RECORDS FOR THIS TASK -
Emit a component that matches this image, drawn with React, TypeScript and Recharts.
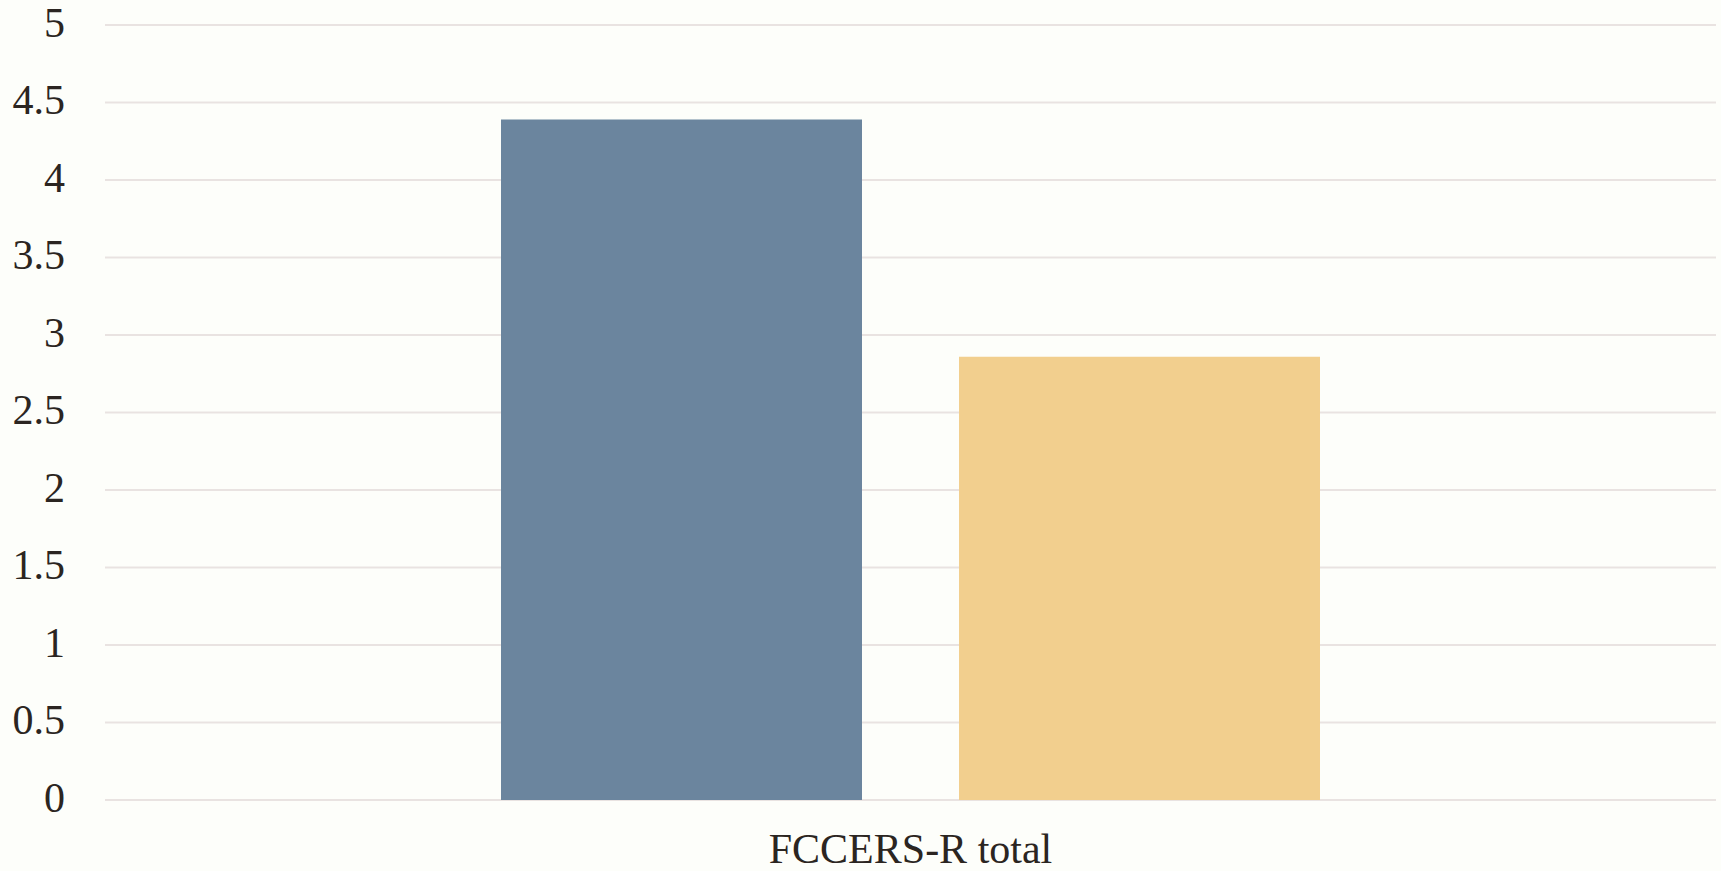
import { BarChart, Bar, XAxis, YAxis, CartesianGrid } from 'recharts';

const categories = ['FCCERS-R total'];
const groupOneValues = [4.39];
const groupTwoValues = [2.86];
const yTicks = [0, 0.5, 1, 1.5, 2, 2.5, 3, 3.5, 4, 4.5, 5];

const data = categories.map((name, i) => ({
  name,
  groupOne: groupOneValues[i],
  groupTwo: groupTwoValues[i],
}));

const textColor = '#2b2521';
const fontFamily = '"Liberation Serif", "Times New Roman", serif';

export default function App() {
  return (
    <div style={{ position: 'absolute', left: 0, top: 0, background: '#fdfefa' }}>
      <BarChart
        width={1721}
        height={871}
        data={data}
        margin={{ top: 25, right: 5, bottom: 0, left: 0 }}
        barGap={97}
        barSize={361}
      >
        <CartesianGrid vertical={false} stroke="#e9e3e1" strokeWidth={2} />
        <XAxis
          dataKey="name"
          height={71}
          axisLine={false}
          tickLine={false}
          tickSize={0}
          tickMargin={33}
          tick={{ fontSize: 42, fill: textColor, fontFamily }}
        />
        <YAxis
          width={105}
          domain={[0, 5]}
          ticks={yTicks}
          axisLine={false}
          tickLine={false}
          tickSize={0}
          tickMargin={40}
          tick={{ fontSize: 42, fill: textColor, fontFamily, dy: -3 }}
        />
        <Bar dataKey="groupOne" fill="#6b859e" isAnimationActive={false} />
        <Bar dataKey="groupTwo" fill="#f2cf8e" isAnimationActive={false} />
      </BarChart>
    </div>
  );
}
==
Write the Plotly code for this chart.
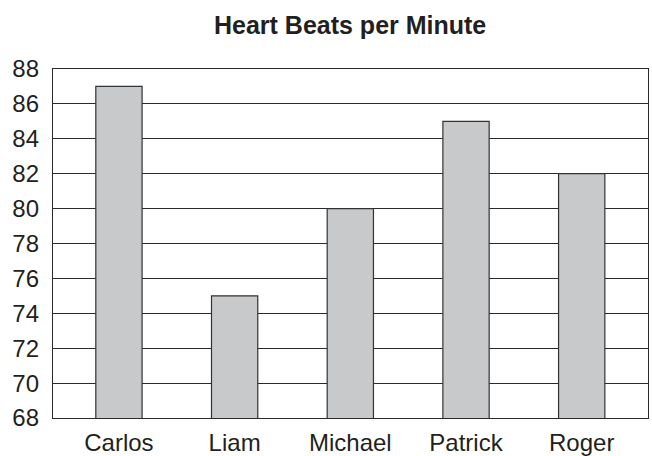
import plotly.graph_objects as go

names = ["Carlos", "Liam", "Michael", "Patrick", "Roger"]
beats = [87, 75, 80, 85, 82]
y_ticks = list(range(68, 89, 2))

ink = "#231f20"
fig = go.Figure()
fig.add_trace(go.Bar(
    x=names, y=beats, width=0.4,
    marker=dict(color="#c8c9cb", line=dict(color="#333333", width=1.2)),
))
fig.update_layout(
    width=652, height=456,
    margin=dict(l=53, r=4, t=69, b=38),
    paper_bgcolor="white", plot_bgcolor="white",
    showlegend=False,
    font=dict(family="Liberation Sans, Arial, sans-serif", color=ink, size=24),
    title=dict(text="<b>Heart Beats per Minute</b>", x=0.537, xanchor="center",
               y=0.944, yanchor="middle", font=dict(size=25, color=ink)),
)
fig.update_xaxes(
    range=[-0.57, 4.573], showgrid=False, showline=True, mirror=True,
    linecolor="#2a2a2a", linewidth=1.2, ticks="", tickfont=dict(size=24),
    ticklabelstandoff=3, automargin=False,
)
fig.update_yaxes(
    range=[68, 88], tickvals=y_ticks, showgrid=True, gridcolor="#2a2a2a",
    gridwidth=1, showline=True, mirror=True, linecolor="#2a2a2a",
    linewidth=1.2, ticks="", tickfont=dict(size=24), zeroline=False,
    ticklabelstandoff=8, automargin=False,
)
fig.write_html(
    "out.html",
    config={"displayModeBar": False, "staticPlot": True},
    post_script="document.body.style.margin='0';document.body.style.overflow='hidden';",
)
...
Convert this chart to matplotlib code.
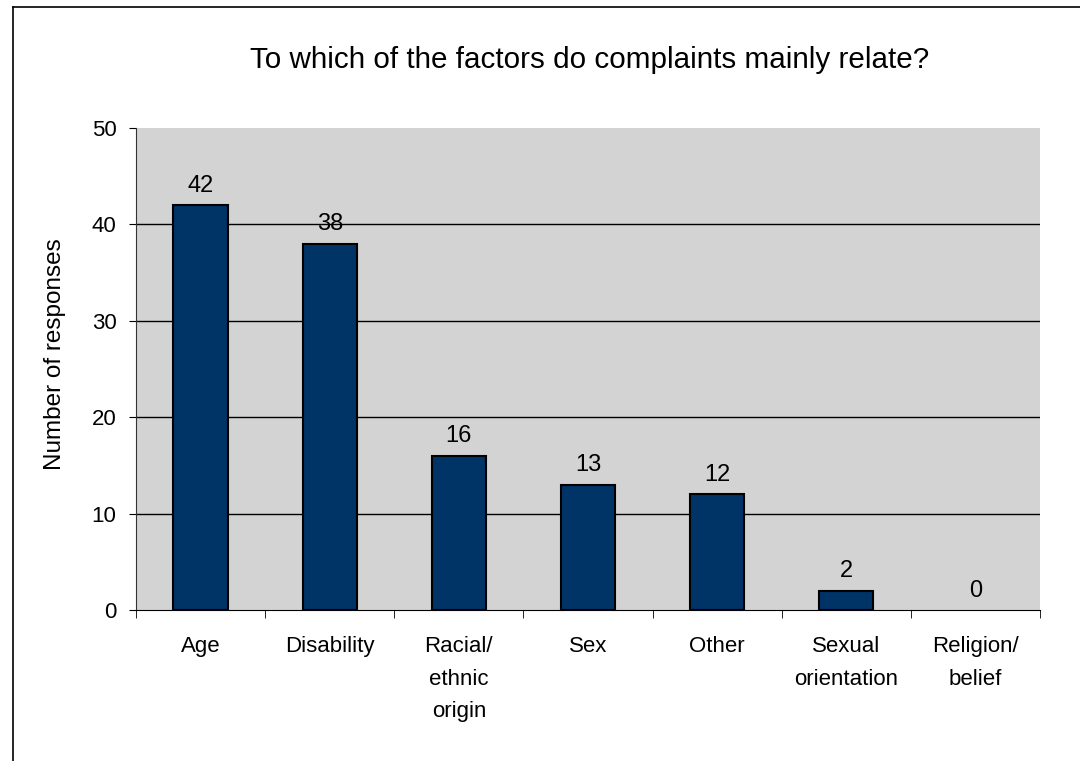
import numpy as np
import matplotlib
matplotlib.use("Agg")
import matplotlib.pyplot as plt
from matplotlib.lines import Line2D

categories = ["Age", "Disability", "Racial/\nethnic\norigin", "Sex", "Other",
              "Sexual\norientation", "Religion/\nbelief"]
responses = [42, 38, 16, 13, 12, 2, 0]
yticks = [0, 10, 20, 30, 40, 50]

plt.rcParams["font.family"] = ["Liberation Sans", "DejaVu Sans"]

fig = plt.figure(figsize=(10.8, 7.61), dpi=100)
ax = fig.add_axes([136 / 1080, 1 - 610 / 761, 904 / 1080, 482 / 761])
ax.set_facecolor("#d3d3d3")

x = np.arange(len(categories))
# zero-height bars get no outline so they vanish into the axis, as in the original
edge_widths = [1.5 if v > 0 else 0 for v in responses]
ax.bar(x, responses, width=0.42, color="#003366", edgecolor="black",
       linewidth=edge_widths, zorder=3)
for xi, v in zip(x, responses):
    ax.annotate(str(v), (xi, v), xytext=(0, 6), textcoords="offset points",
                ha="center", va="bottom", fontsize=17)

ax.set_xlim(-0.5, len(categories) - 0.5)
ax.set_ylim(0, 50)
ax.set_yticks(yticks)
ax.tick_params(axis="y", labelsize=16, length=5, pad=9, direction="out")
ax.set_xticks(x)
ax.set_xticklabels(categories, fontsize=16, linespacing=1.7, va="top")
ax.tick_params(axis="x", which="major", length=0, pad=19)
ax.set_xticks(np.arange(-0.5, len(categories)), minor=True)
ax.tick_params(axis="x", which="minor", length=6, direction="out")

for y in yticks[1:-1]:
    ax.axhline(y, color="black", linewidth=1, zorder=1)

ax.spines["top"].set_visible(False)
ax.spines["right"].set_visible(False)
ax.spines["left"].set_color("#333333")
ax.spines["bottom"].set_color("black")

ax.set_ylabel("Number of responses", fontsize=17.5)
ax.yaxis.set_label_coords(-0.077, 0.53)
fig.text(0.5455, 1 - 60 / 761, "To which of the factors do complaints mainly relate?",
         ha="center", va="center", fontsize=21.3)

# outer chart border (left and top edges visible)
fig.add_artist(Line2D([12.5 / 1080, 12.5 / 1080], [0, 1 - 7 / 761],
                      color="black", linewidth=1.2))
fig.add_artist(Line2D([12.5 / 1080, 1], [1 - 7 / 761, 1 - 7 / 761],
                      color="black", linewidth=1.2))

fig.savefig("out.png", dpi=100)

AIM -
Everything from the line that contains "Emit a component" down to the line that contains "XAxis, YAxis, CartesianGrid" should be written out exactly, end lines too, minus the pictures.

RESPONSE TO THE EXERCISE -
Emit a component that matches this image, drawn with React, TypeScript and Recharts.
import { BarChart, Bar, XAxis, YAxis, CartesianGrid } from 'recharts';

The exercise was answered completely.